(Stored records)
- - -
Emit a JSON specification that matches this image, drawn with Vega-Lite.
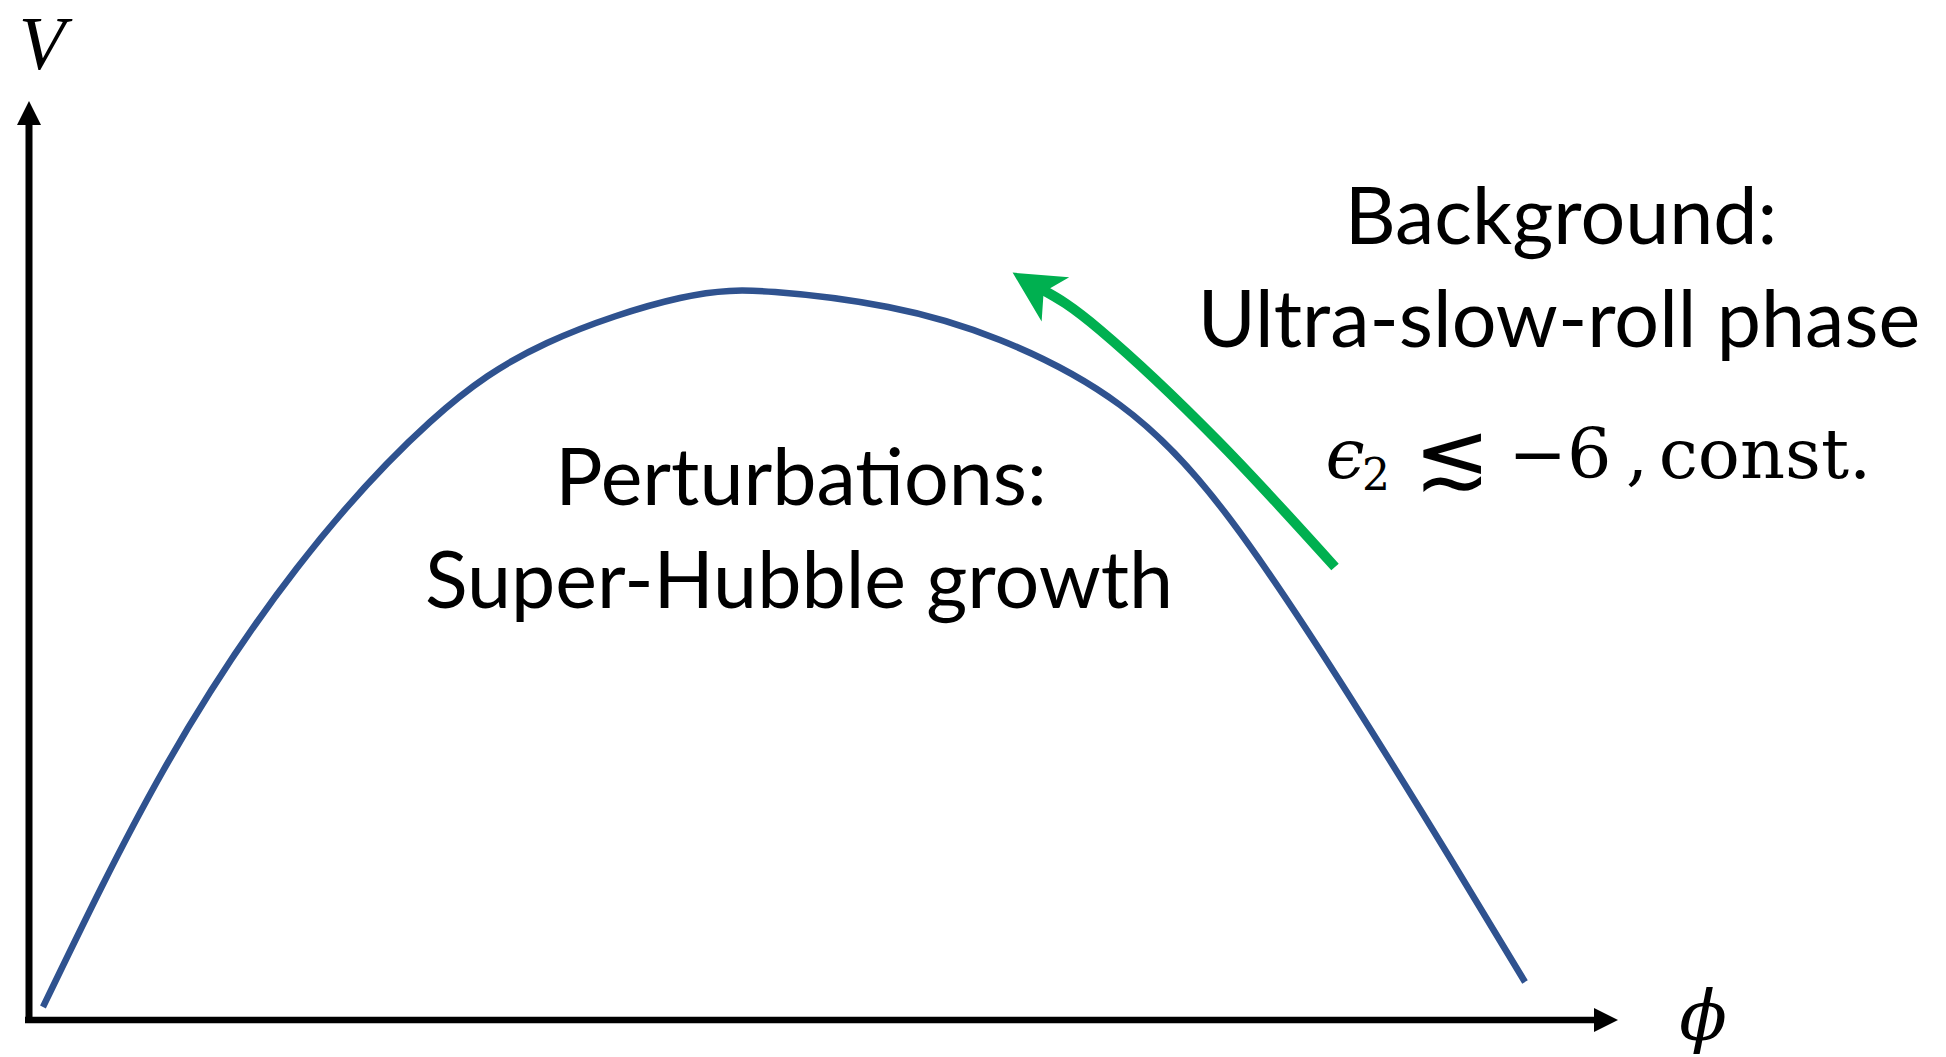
{
  "$schema": "https://vega.github.io/schema/vega-lite/v6.json",
  "width": 1946,
  "height": 1057,
  "autosize": {"type": "fit", "contains": "padding"},
  "padding": 0,
  "background": "white",
  "config": {"view": {"stroke": null}},
  "datasets": {
    "curve": [
      {"phi": 0.14, "V": 0.13}, {"phi": 1.34, "V": 2.49}, {"phi": 2.68, "V": 4.52},
      {"phi": 4.01, "V": 5.98}, {"phi": 5.18, "V": 6.77}, {"phi": 6.51, "V": 7.22},
      {"phi": 7.46, "V": 7.28}, {"phi": 8.59, "V": 7.13}, {"phi": 9.71, "V": 6.80},
      {"phi": 10.91, "V": 6.15}, {"phi": 12.01, "V": 5.01}, {"phi": 13.21, "V": 3.23},
      {"phi": 14.21, "V": 1.62}, {"phi": 14.96, "V": 0.38}
    ],
    "flow": [
      {"phi": 10.14, "V": 7.30}, {"phi": 10.71, "V": 6.90},
      {"phi": 11.88, "V": 5.80}, {"phi": 13.06, "V": 4.53}
    ],
    "flowHead": [{"phi": 10.05, "V": 7.34}],
    "vAxis": [{"phi": 0, "V": -0.03, "V2": 9.0}],
    "hAxis": [{"phi": -0.04, "phi2": 15.7, "V": 0}],
    "vHead": [{"phi": 0, "V": 9.07}],
    "hHead": [{"phi": 15.77, "V": 0}],
    "labels": [
      {"phi": 7.72, "V": 5.15, "label": "Perturbations:"},
      {"phi": 7.70, "V": 4.12, "label": "Super-Hubble growth"},
      {"phi": 15.32, "V": 7.76, "label": "Background:"},
      {"phi": 15.30, "V": 6.73, "label": "Ultra-slow-roll phase"}
    ],
    "vLabel": [{"phi": 0.13, "V": 9.51, "label": "V"}],
    "phiLabel": [{"phi": 16.74, "V": -0.20, "label": "ϕ"}],
    "epsLabel": [{"phi": 13.16, "V": 5.42, "label": "ϵ"}],
    "subLabel": [{"phi": 13.47, "V": 5.30, "label": "2"}],
    "relLabel": [{"phi": 14.23, "V": 5.33, "label": "≲"}],
    "mathLabel": [
      {"phi": 15.31, "V": 5.42, "label": "−6"},
      {"phi": 16.08, "V": 5.42, "label": ","},
      {"phi": 17.36, "V": 5.42, "label": "const."}
    ]
  },
  "encoding": {
    "x": {"field": "phi", "type": "quantitative", "scale": {"domain": [-0.29, 19.17], "nice": false, "zero": false}, "axis": null},
    "y": {"field": "V", "type": "quantitative", "scale": {"domain": [-0.37, 10.20], "nice": false, "zero": false}, "axis": null}
  },
  "layer": [
    {
      "data": {"name": "vAxis"},
      "mark": {"type": "rule", "color": "black", "strokeWidth": 7, "strokeCap": "butt"},
      "encoding": {"y2": {"field": "V2"}}
    },
    {
      "data": {"name": "hAxis"},
      "mark": {"type": "rule", "color": "black", "strokeWidth": 6.5, "strokeCap": "butt"},
      "encoding": {"x2": {"field": "phi2"}}
    },
    {
      "data": {"name": "vHead"},
      "mark": {"type": "point", "shape": "M1,0L-1,-1L-1,1Z", "size": 576, "angle": 270, "filled": true, "color": "black", "opacity": 1, "strokeWidth": 0}
    },
    {
      "data": {"name": "hHead"},
      "mark": {"type": "point", "shape": "M1,0L-1,-1L-1,1Z", "size": 576, "angle": 0, "filled": true, "color": "black", "opacity": 1, "strokeWidth": 0}
    },
    {
      "data": {"name": "curve"},
      "mark": {"type": "line", "interpolate": "natural", "color": "#2F528F", "strokeWidth": 6.5, "strokeCap": "butt"}
    },
    {
      "data": {"name": "flow"},
      "mark": {"type": "line", "interpolate": "natural", "color": "#00B050", "strokeWidth": 10, "strokeCap": "butt"}
    },
    {
      "data": {"name": "flowHead"},
      "mark": {"type": "point", "shape": "M1,0L-1,-1.03L-0.45,0L-1,1.03Z", "size": 2550, "angle": 212, "filled": true, "color": "#00B050", "opacity": 1, "strokeWidth": 0}
    },
    {
      "data": {"name": "labels"},
      "mark": {"type": "text", "font": "Lato", "fontSize": 79, "align": "center", "baseline": "alphabetic", "color": "black"},
      "encoding": {"text": {"field": "label"}}
    },
    {
      "data": {"name": "vLabel"},
      "mark": {"type": "text", "font": "Liberation Serif", "fontStyle": "italic", "fontSize": 76, "align": "center", "baseline": "alphabetic", "color": "black"},
      "encoding": {"text": {"field": "label"}}
    },
    {
      "data": {"name": "phiLabel"},
      "mark": {"type": "text", "font": "DejaVu Serif", "fontStyle": "italic", "fontSize": 70, "align": "center", "baseline": "alphabetic", "color": "black"},
      "encoding": {"text": {"field": "label"}}
    },
    {
      "data": {"name": "epsLabel"},
      "mark": {"type": "text", "font": "DejaVu Serif", "fontStyle": "italic", "fontSize": 70, "align": "center", "baseline": "alphabetic", "color": "black"},
      "encoding": {"text": {"field": "label"}}
    },
    {
      "data": {"name": "subLabel"},
      "mark": {"type": "text", "font": "DejaVu Serif", "fontSize": 44, "align": "center", "baseline": "alphabetic", "color": "black"},
      "encoding": {"text": {"field": "label"}}
    },
    {
      "data": {"name": "relLabel"},
      "mark": {"type": "text", "font": "DejaVu Sans", "fontSize": 92, "align": "center", "baseline": "alphabetic", "color": "black"},
      "encoding": {"text": {"field": "label"}}
    },
    {
      "data": {"name": "mathLabel"},
      "mark": {"type": "text", "font": "DejaVu Serif", "fontSize": 70, "align": "center", "baseline": "alphabetic", "color": "black"},
      "encoding": {"text": {"field": "label"}}
    }
  ]
}
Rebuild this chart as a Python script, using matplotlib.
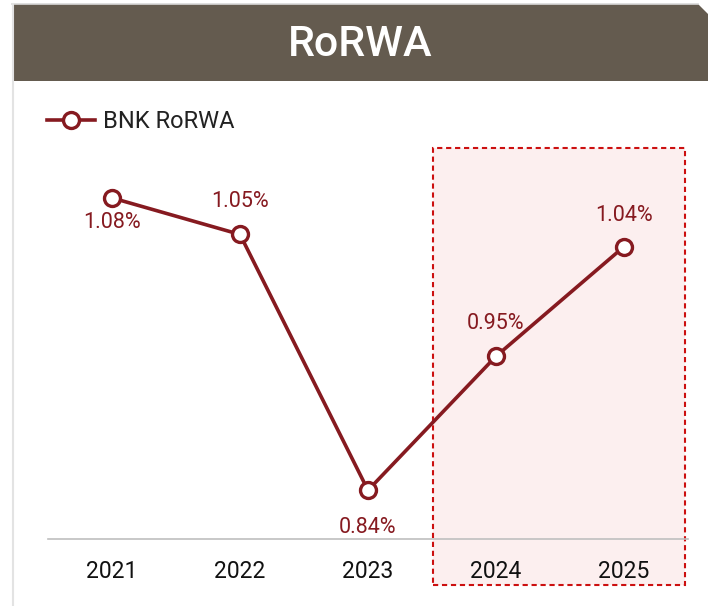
import matplotlib
matplotlib.use("Agg")
import matplotlib.pyplot as plt
from matplotlib.patches import Rectangle, Polygon
import matplotlib.transforms as mtransforms

# ---- data ----
years = ["2021", "2022", "2023", "2024", "2025"]
rorwa = [1.08, 1.05, 0.84, 0.95, 1.04]
label_pos = ["below", "above", "below", "above", "above"]
series_name = "BNK RoRWA"
title = "RoRWA"
highlight_years = ["2024", "2025"]

LINE = "#861a20"
BAR = "#645b4f"
FONT = ["Roboto", "DejaVu Sans"]
plt.rcParams["font.family"] = FONT

W, H = 708, 606
fig = plt.figure(figsize=(W / 100, H / 100), dpi=100)
fig.patch.set_facecolor("white")

def fx(px):
    return px / W

def fy(py):
    return 1 - py / H

bar = Polygon([(fx(12), fy(4)), (fx(698), fy(4)), (fx(708), fy(14)),
               (fx(708), fy(81)), (fx(12), fy(81))],
              closed=True, transform=fig.transFigure, facecolor=BAR,
              edgecolor="none", zorder=1)
fig.patches.append(bar)
fig.lines.append(plt.Line2D([fx(12), fx(698)], [fy(3.5), fy(3.5)],
                            transform=fig.transFigure, color="#d9d9d9", lw=1.2))
fig.lines.append(plt.Line2D([fx(12.5), fx(12.5)], [fy(4), fy(606)],
                            transform=fig.transFigure, color="#e3e3e3", lw=1.5))
fig.text(fx(360), fy(44), title, ha="center", va="center", color="white",
         fontsize=31, fontweight="medium", family=FONT)

ax = fig.add_axes([fx(48), fy(539), fx(688) - fx(48), fy(137) - fy(539)])
x = list(range(len(years)))
ax.set_xlim(-0.5, len(years) - 0.5)
ax.set_ylim(0.80, 1.13)
for s in ["top", "right", "left"]:
    ax.spines[s].set_visible(False)
ax.spines["bottom"].set_color("#bfbfbf")
ax.spines["bottom"].set_linewidth(1.2)
ax.set_yticks([])
ax.set_xticks(x)
ax.set_xticklabels(years, fontsize=16.5, color="#111111")
ax.tick_params(axis="x", length=0, pad=15)
ax.patch.set_alpha(0)

hi = [years.index(y) for y in highlight_years]
trans = mtransforms.blended_transform_factory(ax.transData, ax.transAxes)
x0 = min(hi) - 0.49
x1 = max(hi) + 0.48
rect = Rectangle((x0, -0.114), x1 - x0, 1.087, transform=trans,
                 facecolor="#fcefef", edgecolor="#cc1010", lw=1.5,
                 linestyle=(0, (2.5, 1.8)), clip_on=False, zorder=0)
ax.add_patch(rect)

ax.plot(x, rorwa, color=LINE, lw=2.6, marker="o", markersize=11.5,
        markerfacecolor="white", markeredgecolor=LINE, markeredgewidth=2.4,
        zorder=3, clip_on=False, label=series_name)

# label offsets (points) — first label sits tighter under its marker
offsets = [-10, 16, -19, 16, 15]
for xi, v, pos, off in zip(x, rorwa, label_pos, offsets):
    ax.annotate(f"{v:.2f}%", (xi, v), xytext=(0, off), textcoords="offset points",
                ha="center", va="bottom" if pos == "above" else "top",
                fontsize=15.5, color=LINE, zorder=4)

leg = ax.legend(loc="upper left", bbox_to_anchor=(fx(38), fy(101)),
                bbox_transform=fig.transFigure, frameon=False, fontsize=17,
                handlelength=2.0, handletextpad=0.35, borderaxespad=0)
for t in leg.get_texts():
    t.set_color("#222222")

fig.savefig("out.png", dpi=100)
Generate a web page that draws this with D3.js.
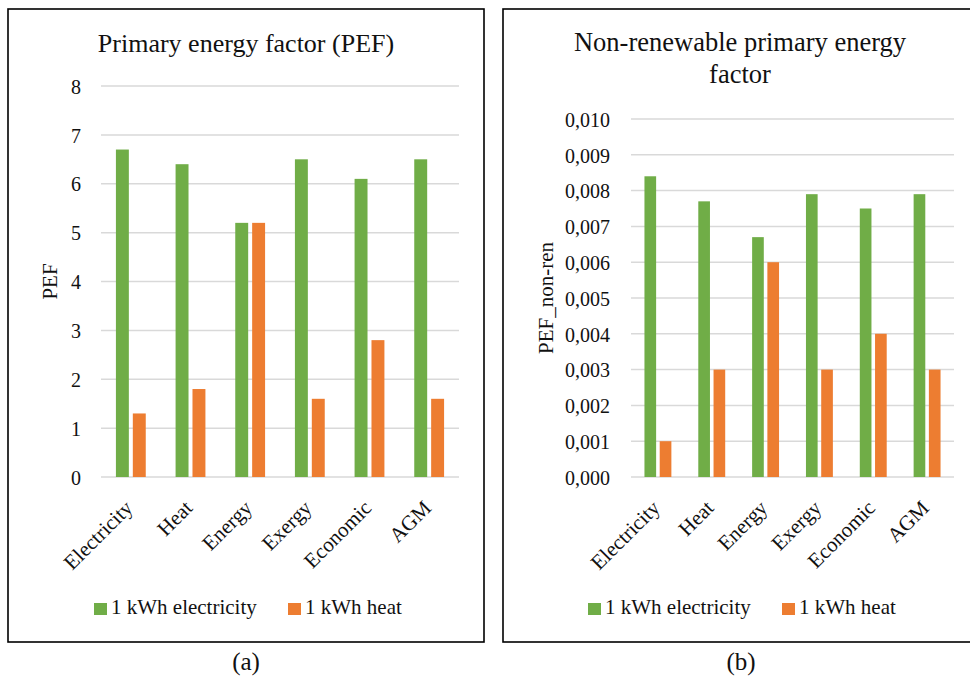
<!DOCTYPE html>
<html>
<head>
<meta charset="utf-8">
<script src="https://cdn.jsdelivr.net/npm/d3@7"></script>
<style>
  html, body { margin: 0; padding: 0; background: #fff; }
  svg { display: block; }
  svg text { font-family: "Liberation Serif", "Times New Roman", serif; fill: #111; }
</style>
</head>
<body>
<svg id="chart" width="970" height="677"></svg>
<script>
// ---- Data ----
const categories = ["Electricity", "Heat", "Energy", "Exergy", "Economic", "AGM"];
const seriesNames = ["1 kWh electricity", "1 kWh heat"];
const pefElectricity = [6.7, 6.4, 5.2, 6.5, 6.1, 6.5];
const pefHeat = [1.3, 1.8, 5.2, 1.6, 2.8, 1.6];
const nonRenElectricity = [0.0084, 0.0077, 0.0067, 0.0079, 0.0075, 0.0079];
const nonRenHeat = [0.001, 0.003, 0.006, 0.003, 0.004, 0.003];
const pefTicks = [0, 1, 2, 3, 4, 5, 6, 7, 8];
const nonRenTicks = [0, 0.001, 0.002, 0.003, 0.004, 0.005, 0.006, 0.007, 0.008, 0.009, 0.010];
const panelLabels = ["(a)", "(b)"];

const colors = ["#70ad47", "#ed7d31"];
const FONT = "Liberation Serif, Times New Roman, serif";
const commaLocale = d3.formatLocale({decimal: ",", thousands: ".", grouping: [3], currency: ["", ""]});

const svg = d3.select("#chart");

function drawPanel(cfg) {
  const g = svg.append("g").attr("font-family", FONT);
  // frame
  g.append("rect")
    .attr("x", cfg.box[0]).attr("y", cfg.box[1])
    .attr("width", cfg.box[2] - cfg.box[0]).attr("height", cfg.box[3] - cfg.box[1])
    .attr("fill", "none").attr("stroke", "#000").attr("stroke-width", 1.6);

  const y = d3.scaleLinear().domain(cfg.domain).range([cfg.plot.bottom, cfg.plot.top]);
  const x0 = d3.scaleBand().domain(categories).range([cfg.plot.left, cfg.plot.right])
    .paddingInner(cfg.groupPad).paddingOuter(cfg.groupPad / 2);
  const x1 = d3.scaleBand().domain([0, 1]).range([0, x0.bandwidth()]).paddingInner(cfg.barPad);

  // gridlines
  g.append("g").selectAll("line").data(cfg.ticks).join("line")
    .attr("x1", cfg.plot.left).attr("x2", cfg.plot.right)
    .attr("y1", d => y(d)).attr("y2", d => y(d))
    .attr("stroke", "#d9d9d9").attr("stroke-width", 1.5);

  // y axis labels
  const yAxis = d3.axisLeft(y).tickValues(cfg.ticks).tickFormat(cfg.fmt).tickSize(0).tickPadding(0);
  const ya = g.append("g").attr("transform", `translate(${cfg.tickX},0)`).call(yAxis)
    .attr("font-family", FONT).attr("font-size", 20);
  ya.select(".domain").remove();
  ya.selectAll("text").attr("fill", "#111").style("font-family", FONT).attr("dy", "0.36em");

  // bars
  const series = [cfg.s1, cfg.s2];
  series.forEach((vals, si) => {
    g.append("g").selectAll("rect").data(vals).join("rect")
      .attr("x", (d, i) => x0(categories[i]) + x1(si))
      .attr("y", d => y(d))
      .attr("width", x1.bandwidth())
      .attr("height", d => y(0) - y(d))
      .attr("fill", colors[si]);
  });

  // category labels
  g.append("g").selectAll("text").data(categories).join("text")
    .attr("transform", d => `translate(${x0(d) + x0.bandwidth() / 2 - 2},${cfg.plot.bottom + 27}) rotate(-45)`)
    .attr("text-anchor", "end")
    .attr("dy", "0.35em")
    .attr("font-size", 21)
    .text(d => d);

  // y axis title
  g.append("text")
    .attr("transform", `translate(${cfg.yTitleX},${(cfg.plot.top + cfg.plot.bottom) / 2}) rotate(-90)`)
    .attr("text-anchor", "middle")
    .attr("dy", "0.35em")
    .attr("font-size", 21)
    .text(cfg.yTitle);

  // chart title
  cfg.title.forEach((line, i) => {
    g.append("text")
      .attr("x", cfg.titleX).attr("y", cfg.titleY + i * 32)
      .attr("text-anchor", "middle")
      .attr("font-size", cfg.titleSize)
      .text(line);
  });

  // legend
  const lg = g.append("g").attr("transform", `translate(${cfg.legendX},${cfg.legendY})`);
  const offsets = [0, cfg.legendGap];
  seriesNames.forEach((name, i) => {
    lg.append("rect").attr("x", offsets[i]).attr("y", -11).attr("width", 13).attr("height", 12)
      .attr("fill", colors[i]);
    lg.append("text").attr("x", offsets[i] + 17).attr("y", 0).attr("font-size", 21).text(name);
  });

  // panel label
  svg.append("text")
    .attr("x", cfg.labelX).attr("y", 670)
    .attr("text-anchor", "middle")
    .attr("font-family", FONT)
    .attr("font-size", 25)
    .text(cfg.label);
}

drawPanel({
  box: [8, 9, 484, 642],
  plot: {left: 101, right: 459, top: 86, bottom: 477},
  domain: [0, 8],
  ticks: pefTicks,
  fmt: d3.format("d"),
  s1: pefElectricity, s2: pefHeat,
  groupPad: 0.5, barPad: 0.235,
  tickX: 81,
  yTitleX: 50, yTitle: "PEF",
  title: ["Primary energy factor (PEF)"], titleX: 246, titleY: 52, titleSize: 26,
  legendX: 94, legendY: 614, legendGap: 194,
  label: panelLabels[0], labelX: 246
});

drawPanel({
  box: [503, 9, 975, 642],
  plot: {left: 631, right: 954, top: 119, bottom: 477},
  domain: [0, 0.010],
  ticks: nonRenTicks,
  fmt: commaLocale.format(".3f"),
  s1: nonRenElectricity, s2: nonRenHeat,
  groupPad: 0.5, barPad: 0.235,
  tickX: 610,
  yTitleX: 546, yTitle: "PEF_non-ren",
  title: ["Non-renewable primary energy", "factor"], titleX: 740, titleY: 51, titleSize: 26.5,
  legendX: 588, legendY: 614, legendGap: 194,
  label: panelLabels[1], labelX: 741
});
</script>
</body>
</html>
- - -
● Requirements
Select all lines in the listing above where the word "that" appears, and show them.

● Response
Emit a JSON specification that matches this image, drawn with Vega-Lite.
Generate a web page that draws this with D3.js.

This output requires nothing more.